• _Written request_:
Reproduce all the material exactly, minus any pictures it holds.

• _Dataset content_:
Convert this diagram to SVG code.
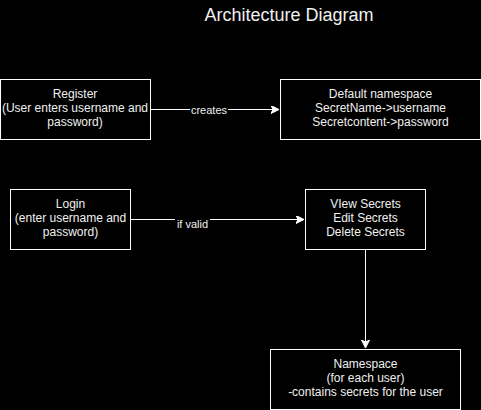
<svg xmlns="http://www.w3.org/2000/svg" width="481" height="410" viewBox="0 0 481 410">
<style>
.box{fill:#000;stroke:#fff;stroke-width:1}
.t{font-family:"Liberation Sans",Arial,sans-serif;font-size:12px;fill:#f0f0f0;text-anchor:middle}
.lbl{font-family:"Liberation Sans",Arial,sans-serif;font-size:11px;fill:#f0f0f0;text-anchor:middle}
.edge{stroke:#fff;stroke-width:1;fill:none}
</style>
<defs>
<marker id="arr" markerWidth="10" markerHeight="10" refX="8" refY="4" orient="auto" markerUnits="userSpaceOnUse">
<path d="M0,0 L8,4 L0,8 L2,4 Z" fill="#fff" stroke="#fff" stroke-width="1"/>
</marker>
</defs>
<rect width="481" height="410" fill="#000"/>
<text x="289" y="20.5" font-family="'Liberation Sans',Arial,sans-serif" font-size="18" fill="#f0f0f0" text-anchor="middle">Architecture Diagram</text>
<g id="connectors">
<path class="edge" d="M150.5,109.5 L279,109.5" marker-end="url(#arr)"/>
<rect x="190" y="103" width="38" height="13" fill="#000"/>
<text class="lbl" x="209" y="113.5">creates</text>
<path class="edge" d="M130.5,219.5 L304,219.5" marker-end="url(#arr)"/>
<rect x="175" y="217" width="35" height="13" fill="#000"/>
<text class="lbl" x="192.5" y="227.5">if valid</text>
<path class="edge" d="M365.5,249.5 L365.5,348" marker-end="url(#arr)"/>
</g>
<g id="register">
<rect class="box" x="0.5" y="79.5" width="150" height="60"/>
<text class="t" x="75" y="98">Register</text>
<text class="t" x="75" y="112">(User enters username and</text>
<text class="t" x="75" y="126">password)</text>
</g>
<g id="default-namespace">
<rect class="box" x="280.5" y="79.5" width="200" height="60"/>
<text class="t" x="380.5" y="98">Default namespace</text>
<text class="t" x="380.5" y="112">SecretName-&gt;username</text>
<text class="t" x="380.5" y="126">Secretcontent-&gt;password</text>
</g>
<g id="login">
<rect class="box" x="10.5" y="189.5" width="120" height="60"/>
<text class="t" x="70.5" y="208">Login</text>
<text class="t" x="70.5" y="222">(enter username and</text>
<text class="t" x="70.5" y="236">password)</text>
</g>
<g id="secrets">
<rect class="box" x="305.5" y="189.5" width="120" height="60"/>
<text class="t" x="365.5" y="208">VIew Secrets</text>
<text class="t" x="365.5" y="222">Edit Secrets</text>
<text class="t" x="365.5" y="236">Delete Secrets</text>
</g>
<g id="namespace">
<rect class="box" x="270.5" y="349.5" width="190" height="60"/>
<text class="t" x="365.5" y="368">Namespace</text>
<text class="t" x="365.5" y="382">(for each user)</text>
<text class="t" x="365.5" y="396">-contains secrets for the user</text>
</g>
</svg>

• _Task result_:
Convert this diagram to SVG code.
<svg xmlns="http://www.w3.org/2000/svg" width="481" height="410" viewBox="0 0 481 410">
<style>
.box{fill:#000;stroke:#fff;stroke-width:1}
.t{font-family:"Liberation Sans",Arial,sans-serif;font-size:12px;fill:#f0f0f0;text-anchor:middle}
.lbl{font-family:"Liberation Sans",Arial,sans-serif;font-size:11px;fill:#f0f0f0;text-anchor:middle}
.edge{stroke:#fff;stroke-width:1;fill:none}
</style>
<defs>
<marker id="arr" markerWidth="10" markerHeight="10" refX="8" refY="4" orient="auto" markerUnits="userSpaceOnUse">
<path d="M0,0 L8,4 L0,8 L2,4 Z" fill="#fff" stroke="#fff" stroke-width="1"/>
</marker>
</defs>
<rect width="481" height="410" fill="#000"/>
<text x="289" y="20.5" font-family="'Liberation Sans',Arial,sans-serif" font-size="18" fill="#f0f0f0" text-anchor="middle">Architecture Diagram</text>
<g id="connectors">
<path class="edge" d="M150.5,109.5 L279,109.5" marker-end="url(#arr)"/>
<rect x="190" y="103" width="38" height="13" fill="#000"/>
<text class="lbl" x="209" y="113.5">creates</text>
<path class="edge" d="M130.5,219.5 L304,219.5" marker-end="url(#arr)"/>
<rect x="175" y="217" width="35" height="13" fill="#000"/>
<text class="lbl" x="192.5" y="227.5">if valid</text>
<path class="edge" d="M365.5,249.5 L365.5,348" marker-end="url(#arr)"/>
</g>
<g id="register">
<rect class="box" x="0.5" y="79.5" width="150" height="60"/>
<text class="t" x="75" y="98">Register</text>
<text class="t" x="75" y="112">(User enters username and</text>
<text class="t" x="75" y="126">password)</text>
</g>
<g id="default-namespace">
<rect class="box" x="280.5" y="79.5" width="200" height="60"/>
<text class="t" x="380.5" y="98">Default namespace</text>
<text class="t" x="380.5" y="112">SecretName-&gt;username</text>
<text class="t" x="380.5" y="126">Secretcontent-&gt;password</text>
</g>
<g id="login">
<rect class="box" x="10.5" y="189.5" width="120" height="60"/>
<text class="t" x="70.5" y="208">Login</text>
<text class="t" x="70.5" y="222">(enter username and</text>
<text class="t" x="70.5" y="236">password)</text>
</g>
<g id="secrets">
<rect class="box" x="305.5" y="189.5" width="120" height="60"/>
<text class="t" x="365.5" y="208">VIew Secrets</text>
<text class="t" x="365.5" y="222">Edit Secrets</text>
<text class="t" x="365.5" y="236">Delete Secrets</text>
</g>
<g id="namespace">
<rect class="box" x="270.5" y="349.5" width="190" height="60"/>
<text class="t" x="365.5" y="368">Namespace</text>
<text class="t" x="365.5" y="382">(for each user)</text>
<text class="t" x="365.5" y="396">-contains secrets for the user</text>
</g>
</svg>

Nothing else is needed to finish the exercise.